The server that went down was reset by our sysadmins just now (thanks to them for coming in on a Sunday evening) and we've got the server code running on them.

server down, low on work

Looks like one of our key servers went down and so regular FAH clients (non-adv, non-PS3, non-SMP, non-GPU) will be low on work until the sysadmins get the machine back on-line.  The other platforms (PS3, GPU, SMP, and adv settings) should have plenty of jobs and some even have their own assignment servers (in the case of GPU and PS3).  The sysadmins work M-F, so we expect that they will do a reboot on Monday morning.  In the mean time, we have added some new servers on line with jobs, but they are getting hit hard at the moment.

Finally, we are preping a series of servers to add 1 *million* jobs (I always imagine Dr. Evil saying that) hopefully this week on multiple servers, so being low on work won't be an ongoing problem after they're up.  However, until Monday morning (i.e. the next 16-18 hours or so), it will likely be tight (for non-SMP, non-adv, non-GPU clients).

April 27, 2008

Stats back to regular updates (everything)

We put the user and team file updates back to every 3 hours (used by 3rd party stats), so we're now back to regular behavior.  It looks like we should be ok from here on out. 

There are two upshots of this mess.  First, we've developed some new emergency procedures to deal with such back logs better in the future.  We also have plans for how to refactor the stats input code to potentially speed up the process by 5x (at least 2x).

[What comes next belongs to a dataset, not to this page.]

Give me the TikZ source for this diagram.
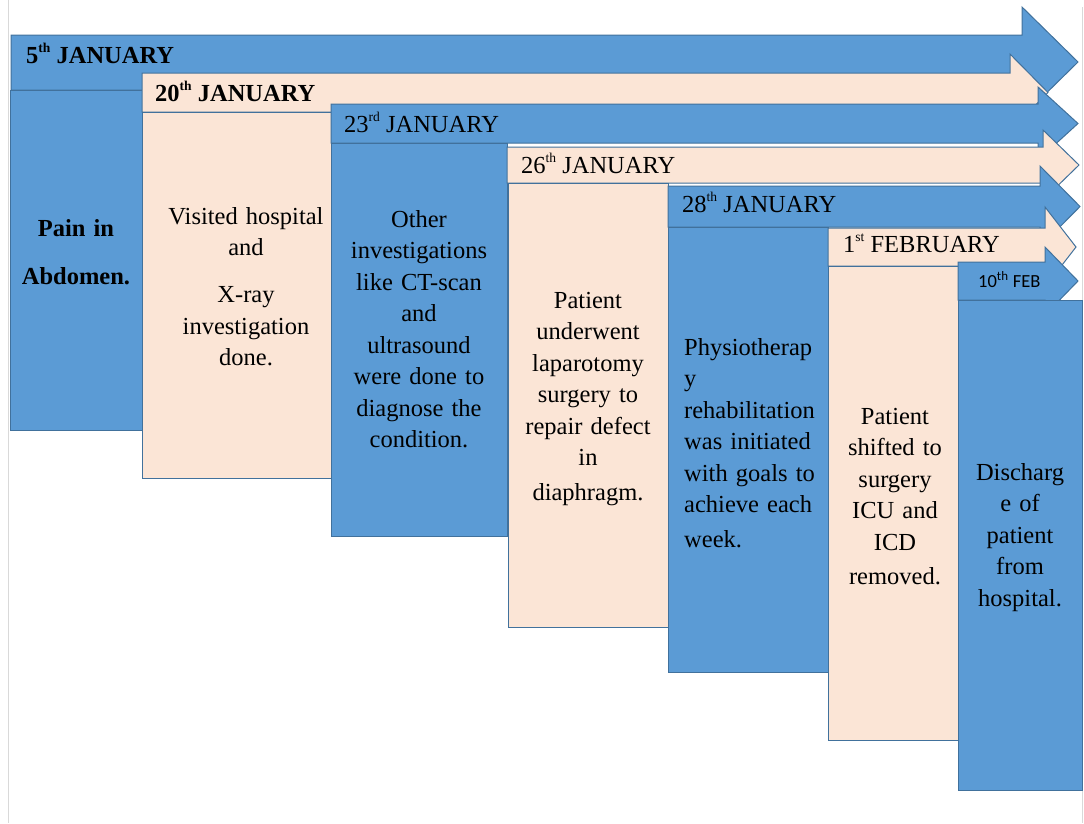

That should help in general (perhaps lettings us go back to hourly updates).

April 26, 2008

Stats back to regular updates (almost)

We've got the stats back to their regular 2 hour updates, although we're keeping the 3rd party stats still to every 12 hours until Sunday morning PST.  We've cleaned up some aspects of how the internal stats scripts work and see a way to speed up the stats input significantly (perhaps 4x), but we'll leave that until this mess has blown over before we start trying to make any further improvements (to avoid introducing any new errors at a sensitive time).

Update: slow stats pt 3

The last stats update (started at 8pm PST) just finished (8:50pm PST), which is very good news.  The next update should be much closer to normal.  If that goes well, we will turn the external stats access back on tonight PST (i.e. in about an hour or two).

Serverstat page streamlining

We've been working on several internal FAH scripts.  Most changes are behind the scenes (mostly to aid the FAH team in detecting server problems in real time).  However, some of these changes has lead to a streamlining of the serverstat page.  In particular, we've cleared out some older servers and removed some columns that we don't use very much.  The goal is to make it just have the most critical information, making it more obvious what the issues are.

Update: slow stats pt 2

The last stats update just finished (taking about 6 hours).  The next one should be a lot faster since there's less stats built up, and the next one faster yet.  We'll keep the outside access to the db down until we're back to every 2 hours though.  It looks like that will be tomorrow morning (Sunday morning PST).

Since things are looking like they're settling down, we put back the osstats page if anyone is curious.

Update: slow stats

It looks like our stats update as worked well.  The last update started at 8pm PST!  It has now finished in about an hour after our modifications.  The next stats update has more stats in it (almost 24 hours of WU data), but it looks like it will go much faster (hopefully 2-3 hours).  That means the next update will only have 2-3 hours of stats info in it and should hopefully only take ~20 minutes, and then we're caught up.

Temporary stats changes to get the stats moving

As I've posted below, we have a backlog of stats to input into our db for donors to access their scores.  To speed this process, we've made some temporary changes.  We've disabled stats updates from our web site.  We've also limited our updates on the external stats pages for teams and donors to once every 12 hours at 6am and 6pm PST.  We're trying to streamline the process so that we can get the backlog through and back to business as normal. 

This is just temporary, but will be a big help.  Once the backlog is through, the points will be up and hopefully all will be back to normal.  We expect this may take as long as 2 days, and will give updates along the way.